As duas opiniões que mais ouço quanto à arte são as seguintes: um grupo que defende a “arte pela arte” e outro grupo que defende que a arte deve ser uma “expressão da beleza”.

Do primeiro grupo, da “arte pela arte”, enxergo que é uma coisa muito mais bonita aos ouvidos do que uma coisa que faça real sentido. Toda coisa que é por ela própria não costuma ser de muita utilidade. O câncer nada mais é quando algumas células começam a ser as “células pelas células” e passam a se reproduzir sem levar em conta as necessidades do corpo, assim também os vírus e as bactérias não parecem ter muito mais interesse em se reproduzir por eles mesmos, e assim acabam inclusive matando o hospedeiro, que é o ambiente onde vivem. Verdade que o homem tem sido “homem pelo homem”, para verificar o resultado disso basta dar uma checada no relatório anual do IPCC... Enfim, uma coisa que não tenha um interesse maior que o de se perpetuar não me parece uma coisa digna de se manter por aí. Agora, no caso de “arte pela arte” significar apenas que a arte não deve se prender a amarras algumas, que é uma expressão que expressa algo para alguém, e se esse alguém gosta disso e quem produz essa arte gosta de fazer isso pois ela mexe com alguém que gosta dela e coisa e tal, isso acaba ficando confuso demais e poderia mesmo ser usado pelo Bial na abertura do próximo BBB.

Vamos então ao segundo grupo, o que proclama a arte como “expressão da beleza”. Bem, este caminho também pode ser igualmente poético, mas é tão complicado quanto o outro. Começo perguntando: o que é a beleza? A beleza é um conceito deveras subjetivo, eu por exemplo acho muito belos os dias chuvosos, aqueles cinzentos, acabrunhados, eles realmente me tocam e me fazem me sentir mais vivo, no entanto o jargão para estes dias é “dia feio”, e realmente conheço muita gente que acha que a vida fica mais feia nos dias assim. Mas então alguém virá e tirará o conceito de belo de Platão da cartola, e dirá: o belo é o que é útil. Certo, mas o que é útil também é igualmente subjetivo, uma muleta pode ser muito útil a uma pessoa com problemas na perna e um estorvo para alguém sadio. Esta mesma pessoa com problemas na perna pode já estar em uma cadeira de rodas, o que deixa a muleta novamente inútil, já a pessoa saudável pode necessitar de um apoio extra para alcançar algo e a muleta seria útil. Ou seja, algo útil é bastante subjetivo, dependendo sempre do contexto.

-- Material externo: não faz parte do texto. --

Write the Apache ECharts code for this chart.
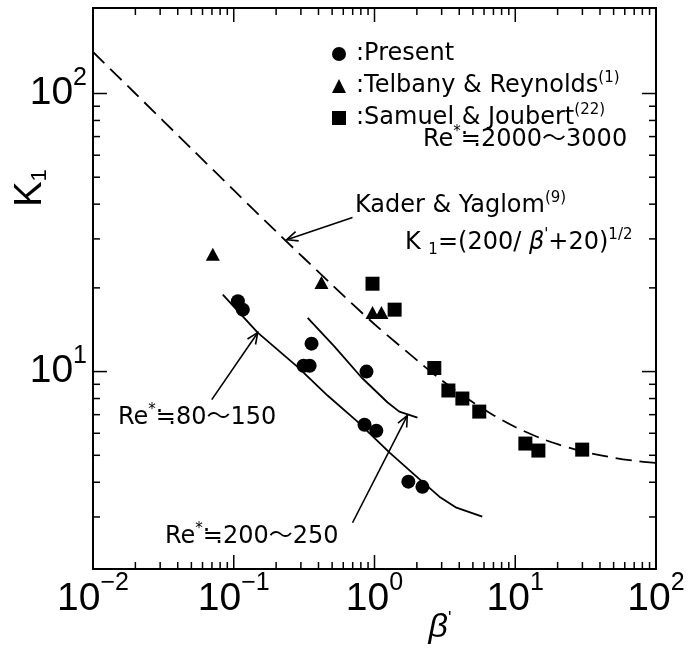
<!DOCTYPE html>
<html>
<head>
<meta charset="utf-8">
<script src="https://cdn.jsdelivr.net/npm/echarts@6/dist/echarts.min.js"></script>
<style>
  html, body { margin: 0; padding: 0; background: #fff; }
  #chart { width: 689px; height: 649px; }
</style>
</head>
<body>
<div id="chart"></div>
<script>
// values: beta' (x) and K1 (y)
const presentBeta = [0.107, 0.116, 0.313, 0.346, 0.357, 0.877, 0.849, 1.03, 1.74, 2.19];
const presentK1 = [17.9, 16.7, 10.5, 10.5, 12.6, 10.0, 6.44, 6.13, 4.02, 3.85];
const telbanyBeta = [0.071, 0.42, 0.968, 1.12];
const telbanyK1 = [26.4, 20.9, 16.3, 16.3];
const samuelBeta = [0.968, 1.39, 2.66, 3.35, 4.21, 5.55, 11.8, 14.6, 29.9];
const samuelK1 = [20.7, 16.7, 10.3, 8.55, 8.0, 7.18, 5.51, 5.2, 5.24];

// Kader & Yaglom dashed curve
const kyBeta = [0.01, 0.02, 0.05, 0.1, 0.2, 0.5, 1, 2, 3, 5, 7, 10, 15, 20, 30, 50, 70, 100];
const kyK1 = [141, 100, 63.4, 44.9, 31.9, 20.5, 14.8, 11.0, 9.3, 7.75, 6.97, 6.32, 5.77, 5.48, 5.16, 4.9, 4.78, 4.69];

// solid curves
const re80Beta = [0.0836, 0.148, 0.284, 0.464, 0.757, 1.28, 1.99, 2.89, 3.82, 5.83];
const re80K1 = [18.9, 13.8, 10.4, 8.2, 6.61, 5.11, 4.19, 3.55, 3.24, 3.01];
const re200Beta = [0.335, 0.52, 0.809, 1.24, 1.5, 2.02];
const re200K1 = [15.6, 12.3, 9.52, 7.74, 7.18, 6.83];

// annotation arrows: tail -> tip
const arrowFrom = [[0.698, 35.8], [0.0698, 7.93], [0.698, 2.86]];
const arrowTo = [[0.238, 29.8], [0.148, 13.8], [1.71, 6.95]];

// ticks
const xMajor = [0.01, 0.1, 1, 10, 100];
const xDecades = [0.01, 0.1, 1, 10];
const yMajor = [10, 100];
const yDecades = [1, 10];
const minorSteps = [2, 3, 4, 5, 6, 7, 8, 9];

const zip = (a, b) => a.map((v, i) => [v, b[i]]);

const xTicks = xMajor.map(v => [v, 10, 14]);
xDecades.forEach(d => minorSteps.forEach(m => xTicks.push([d * m, 10, 7])));
const yTicks = yMajor.map(v => [1, v, 14]);
yDecades.forEach(d => minorSteps.forEach(m => {
  const v = d * m;
  if (v > 2.5) yTicks.push([1, v, 7]);
}));

const annFont = "'DejaVu Sans', 'Noto Sans CJK JP', sans-serif";
const axisFont = "'Liberation Sans', Arial, sans-serif";

const annRich = {
  t: { fontFamily: annFont, fontSize: 24, lineHeight: 30, color: '#000' },
  l: { fontFamily: annFont, fontSize: 24, lineHeight: 30, color: '#000', padding: [0, 0, 0, 5] },
  s: { fontFamily: annFont, fontSize: 15, lineHeight: 15, verticalAlign: 'top', color: '#000' },
  d: { fontFamily: annFont, fontSize: 15, lineHeight: 15, verticalAlign: 'bottom', color: '#000' },
  i: { fontFamily: annFont, fontSize: 24, lineHeight: 30, fontStyle: 'italic', color: '#000' }
};

function powLabel(v) {
  const e = Math.log10(v);
  const r = Math.round(e);
  if (Math.abs(e - r) > 1e-6) return '';
  return '{b|10}{s|' + (r < 0 ? '\u2212' + (-r) : r) + '}';
}
const tickRich = {
  b: { fontFamily: axisFont, fontSize: 39, lineHeight: 56, color: '#000' },
  s: { fontFamily: axisFont, fontSize: 25, lineHeight: 25, verticalAlign: 'top', color: '#000' }
};

const legendText = {
  'Present': '{l|:Present}',
  'Telbany & Reynolds': '{l|:Telbany & Reynolds}{s|(1)}',
  'Samuel & Joubert': '{l|:Samuel & Joubert}{s|(22)}'
};

function annText(x, y, text) {
  return {
    type: 'text', x: x, y: y, silent: true,
    style: { text: text, rich: annRich, align: 'left', verticalAlign: 'middle', fill: '#000', font: '24px ' + annFont }
  };
}

const chart = echarts.init(document.getElementById('chart'));
chart.setOption({
  animation: false,
  backgroundColor: '#fff',
  grid: { left: 93, top: 8, width: 563, height: 561, show: true, borderColor: '#000', borderWidth: 2, backgroundColor: 'transparent' },
  xAxis: {
    type: 'log', logBase: 10, min: 0.01, max: 100,
    axisLine: { show: false }, axisTick: { show: false }, splitLine: { show: false },
    axisLabel: { formatter: powLabel, margin: 2, rich: tickRich, color: '#000' }
  },
  yAxis: {
    type: 'log', logBase: 10, min: 1.95, max: 203,
    axisLine: { show: false }, axisTick: { show: false }, splitLine: { show: false },
    axisLabel: { formatter: powLabel, margin: 6, rich: tickRich, color: '#000' }
  },
  legend: {
    orient: 'vertical', left: 327, top: 34, itemWidth: 14, itemHeight: 14, itemGap: 2,
    selectedMode: false,
    data: [
      { name: 'Present', icon: 'circle' },
      { name: 'Telbany & Reynolds', icon: 'triangle' },
      { name: 'Samuel & Joubert', icon: 'rect' }
    ],
    formatter: n => legendText[n],
    textStyle: { fontFamily: annFont, fontSize: 24, lineHeight: 28, color: '#000', rich: annRich }
  },
  graphic: [
    annText(423, 140, '{t|Re}{s|*}{t|\u22522000\u301c3000}'),
    annText(355, 206, '{t|Kader & Yaglom}{s|(9)}'),
    annText(405, 243, '{t|K }{d|1}{t|=(200/ }{i|\u03b2}{s|\'}{t|+20)}{s|1/2}'),
    annText(118, 418, '{t|Re}{s|*}{t|\u225280\u301c150}'),
    annText(165, 537, '{t|Re}{s|*}{t|\u2252200\u301c250}'),
    {
      type: 'text', x: 440, y: 628, silent: true,
      style: {
        text: '{b|\u03b2}{p|\'}', align: 'center', verticalAlign: 'middle',
        rich: {
          b: { fontFamily: axisFont, fontSize: 34, fontStyle: 'italic', lineHeight: 36, color: '#000' },
          p: { fontFamily: axisFont, fontSize: 18, lineHeight: 18, verticalAlign: 'top', color: '#000' }
        }
      }
    },
    {
      type: 'text', x: 31, y: 188, rotation: Math.PI / 2, silent: true,
      style: {
        text: '{k|K}{s|1}', align: 'center', verticalAlign: 'middle',
        rich: {
          k: { fontFamily: axisFont, fontSize: 38, lineHeight: 40, color: '#000' },
          s: { fontFamily: axisFont, fontSize: 22, lineHeight: 22, verticalAlign: 'bottom', color: '#000' }
        }
      }
    }
  ],
  series: [
    {
      type: 'line', data: zip(kyBeta, kyK1), showSymbol: false, smooth: 0.3, silent: true,
      lineStyle: { color: '#000', width: 1.8, type: [16, 8] }
    },
    {
      type: 'line', data: zip(re80Beta, re80K1), showSymbol: false, silent: true,
      lineStyle: { color: '#000', width: 1.8 }
    },
    {
      type: 'line', data: zip(re200Beta, re200K1), showSymbol: false, silent: true,
      lineStyle: { color: '#000', width: 1.8 }
    },
    {
      name: 'Present', type: 'scatter', data: zip(presentBeta, presentK1),
      symbol: 'circle', symbolSize: 14, itemStyle: { color: '#000', opacity: 1 }, z: 5
    },
    {
      name: 'Telbany & Reynolds', type: 'scatter', data: zip(telbanyBeta, telbanyK1),
      symbol: 'triangle', symbolSize: [14, 13], itemStyle: { color: '#000', opacity: 1 }, z: 5
    },
    {
      name: 'Samuel & Joubert', type: 'scatter', data: zip(samuelBeta, samuelK1),
      symbol: 'rect', symbolSize: 14, itemStyle: { color: '#000', opacity: 1 }, z: 5
    },
    {
      type: 'custom', silent: true, z: 4,
      data: arrowFrom.map((f, i) => [f[0], f[1], arrowTo[i][0], arrowTo[i][1]]),
      renderItem: (params, api) => {
        const a = api.coord([api.value(0), api.value(1)]);
        const b = api.coord([api.value(2), api.value(3)]);
        const ang = Math.atan2(b[1] - a[1], b[0] - a[0]);
        const L = 12, w = 0.42;
        const p1 = [b[0] - L * Math.cos(ang - w), b[1] - L * Math.sin(ang - w)];
        const p2 = [b[0] - L * Math.cos(ang + w), b[1] - L * Math.sin(ang + w)];
        return {
          type: 'group', children: [
            { type: 'line', shape: { x1: a[0], y1: a[1], x2: b[0], y2: b[1] }, style: { stroke: '#000', lineWidth: 1.6 } },
            { type: 'polyline', shape: { points: [p1, b, p2] }, style: { stroke: '#000', fill: null, lineWidth: 1.6 } }
          ]
        };
      }
    },
    {
      type: 'custom', silent: true, data: xTicks, encode: { x: 0, y: 1 },
      renderItem: (params, api) => {
        const cs = params.coordSys;
        const px = api.coord([api.value(0), 10])[0];
        const len = api.value(2);
        const bottom = cs.y + cs.height;
        return {
          type: 'group', children: [
            { type: 'line', shape: { x1: px, y1: bottom, x2: px, y2: bottom - len }, style: { stroke: '#000', lineWidth: 1.5 } },
            { type: 'line', shape: { x1: px, y1: cs.y, x2: px, y2: cs.y + len }, style: { stroke: '#000', lineWidth: 1.5 } }
          ]
        };
      }
    },
    {
      type: 'custom', silent: true, data: yTicks, encode: { x: 0, y: 1 },
      renderItem: (params, api) => {
        const cs = params.coordSys;
        const py = api.coord([1, api.value(1)])[1];
        const len = api.value(2);
        const right = cs.x + cs.width;
        return {
          type: 'group', children: [
            { type: 'line', shape: { x1: cs.x, y1: py, x2: cs.x + len, y2: py }, style: { stroke: '#000', lineWidth: 1.5 } },
            { type: 'line', shape: { x1: right, y1: py, x2: right - len, y2: py }, style: { stroke: '#000', lineWidth: 1.5 } }
          ]
        };
      }
    }
  ]
});
window.addEventListener('resize', () => chart.resize());
</script>
</body>
</html>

Parece-me que ambos os posicionamentos acabam por ficar deveras subjetivos. E ainda que seja inegável certo grau de subjetividade para apreciação de arte, quando as coisas ficam subjetivas por demais o caminho para o engodo e para os charlatões fica muito mais fácil. Pode-se afirmar, inclusive, que foi o excesso de subjetivação que nos trouxe algumas anedotas sobre expressões de arte contemporânea, como o caso da faxineira que jogou uma obra fora pensando que era lixo. A primeira coisa que penso é que, se eu gosto de algo vou ter que queimar alguns neurônios com aquilo.

O Nascimento de Vênus, Sandro Botticelli
Não tem jeito, se a culinária me apetece vou ter que entender basicamente sobre ingredientes, temperos e harmonização de sabores, ainda que eu nunca chegue a ser um chefe de cozinha e não saiba nem mesmo fritar um ovo. Apenas comer e dizer o quanto gostou do prato não é apreciar a culinária, é comer. Da mesma forma com a música, conhecer estilos, saber a história da música, do compositor, entender o que é o ritmo, a harmonia e a melodia, conhecer vários artistas dos gêneros que se interessa e outros é gostar de música. Colocar sempre o mesmo disco ou ouvir o que toca na rádio é apenas escutar um barulho que tape o incômodo silêncio. As expressões artísticas são as joias da coroa da civilização, achar que apreciar tais coisas não requer esforço algum, é o mesmo que esperar que seria se você voltasse 10.000 anos no tempo e regalasse uma feliz tribo de neandertais com O Nascimento de Vênus, de Botticelli, ou com a Persistência da Memória, de Salvador Dalí, eles alegremente a pendurariam na parede da caverna e os amigos iriam correndo para observar estas aclamadas obras. O ponto que, creio, muitas vezes escapa nas discussões sobre artes plásticas é que para ser possível apreciar e julgar as obras é necessário sim, estudo e conhecimento de causa, isto como lastro de escolha. Apenas depois deste crivo é que entra a parte da subjetividade, do “gosto” ou “não gosto”, mas aí então, a coisa já foi julgada e não se dirá: “Picasso é um lixo pois seus quadros são feios”; ou “Rafael não presta pois a arte nesta época era apenas representação do real e não expressava sentimentos”, o que se dirá será no sentido de “não me agradam os quadros de Picasso, ainda que tenha sido um excelente artista, que conseguiu descontruir formas e expressar com as formas com traços cheios de naturalidade” ou “Ainda que eu não goste de obras figurativas é inegável que as obras de Rafael são dotadas de acurada simetria, conhecimento anatômico e uma paleta de cores que é claramente pensada para arremeter às ideias por trás das cenas pintadas”.

Creio que devo ter escrito um tanto de bobagens! Especialmente para os que entendem de arte com mais profundidade. Espero ao menos poder ter trazido uma reflexão da forma como nos comportamos quando vamos julgar um quadro (e que vale, na verdade, para quando vamos julgar qualquer coisa na vida). Aqui me coloca um desafio para que possa me redimir, ainda que tardiamente, da minha demagogia: fazer um curso de introdução à história da arte ainda neste 2015.